How to Set Up Polymetric Loops in closeby.1
Setting up independent loop lengths is simple and non-destructive:
- Select Your Track: Click on the track you want to adjust in the Left Sidebar.
- Find the Loop controls: Look at the Right Sidebar under the page length selector. You’ll find the new LOOP LEN stepper panel.
- Change the Step Length: Click the - and + buttons to set your custom step length (for example,
13 / 16). - Visual Loop Boundaries: Look at the main sequencer grid. Steps that fall outside your loop boundary (e.g., steps 13 through 15) will immediately dim and show dashed borders. These steps are bypassed during playback, and the playhead will jump back to step 1 as soon as it reaches the end of your custom loop.
- Deduplicated Automation: This visual dimming automatically syncs down to your MIDI CC Automation tracks as well, so you always know exactly which steps are streaming modulation to your hardware synths.

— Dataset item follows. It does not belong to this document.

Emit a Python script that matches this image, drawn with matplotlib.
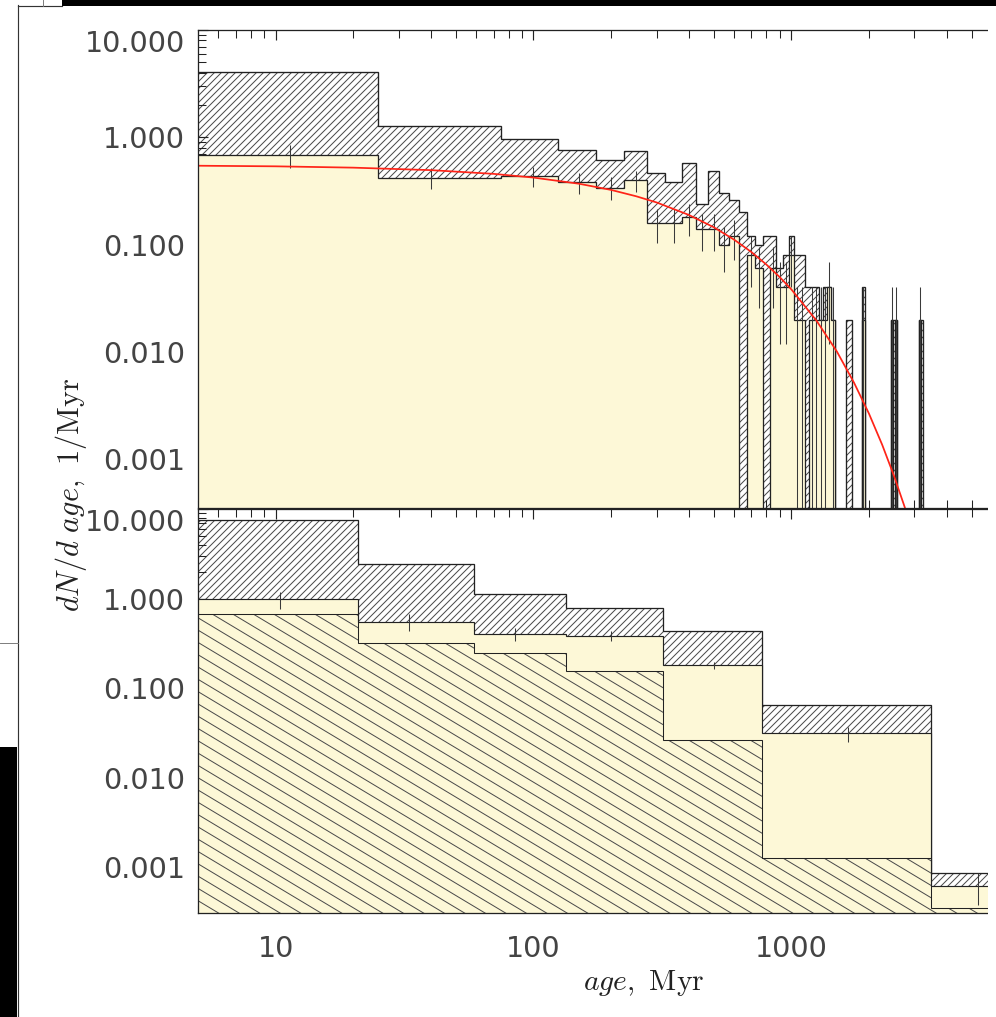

[!TIP] Changing loop length is completely non-destructive. If you shrink your loop to 5 steps to experiment, and later change it back to 16, all the notes you originally wrote on steps 5-15 are preserved and will start playing again!
3 Creative Ways to Compose with Polymetric Looping
Ready to test this out with your hardware synths? Here are three creative setups to try:
1. The Rolling Techno Bassline
- Set your Kick drum track to a standard 16 steps.
- Set your Bassline track (e.g., routed to your Moog Minitaur on CC 19) to 7 steps or 14 steps and write a simple three-note motif.
- Press play. The bass melody will constantly rotate relative to the kick, creating a driving, hypnotic rolling bass groove popular in psytrance and techno.
2. Shifting Percussion Accents
- Write a standard 16-step clap and hi-hat pattern.
- Add a rimshot or conga track and set its loop length to 5 steps. Place a single note on step 3.
- The percussion accent will land on step 3, then step 8, then step 13, shifting rhythmically across your 4/4 drum beat and making a simple drum loop sound complex and syncopated.
3. Evolving Ambient Melodies
- Program a 16-step chord progression on a polyphonic pad synth.
- Set an arpeggiator track routed to a lead synth (like a Roland Boutique JX-08) to 13 steps.
- As the arpeggiated lead loops every 13 steps against the 16-step chord changes, the arpeggio notes will play over different chords on every pass, creating a shifting, shimmering ambient melody that never feels static.
Wrap Up
Polymetric Looping is one of the most powerful tools in a hardware-focused workflow. It turns short, simple patterns into endless, evolving soundscapes.
Load up the sequencer, map your hardware, and start experimenting with different step lengths. You might be surprised at the grooves you discover!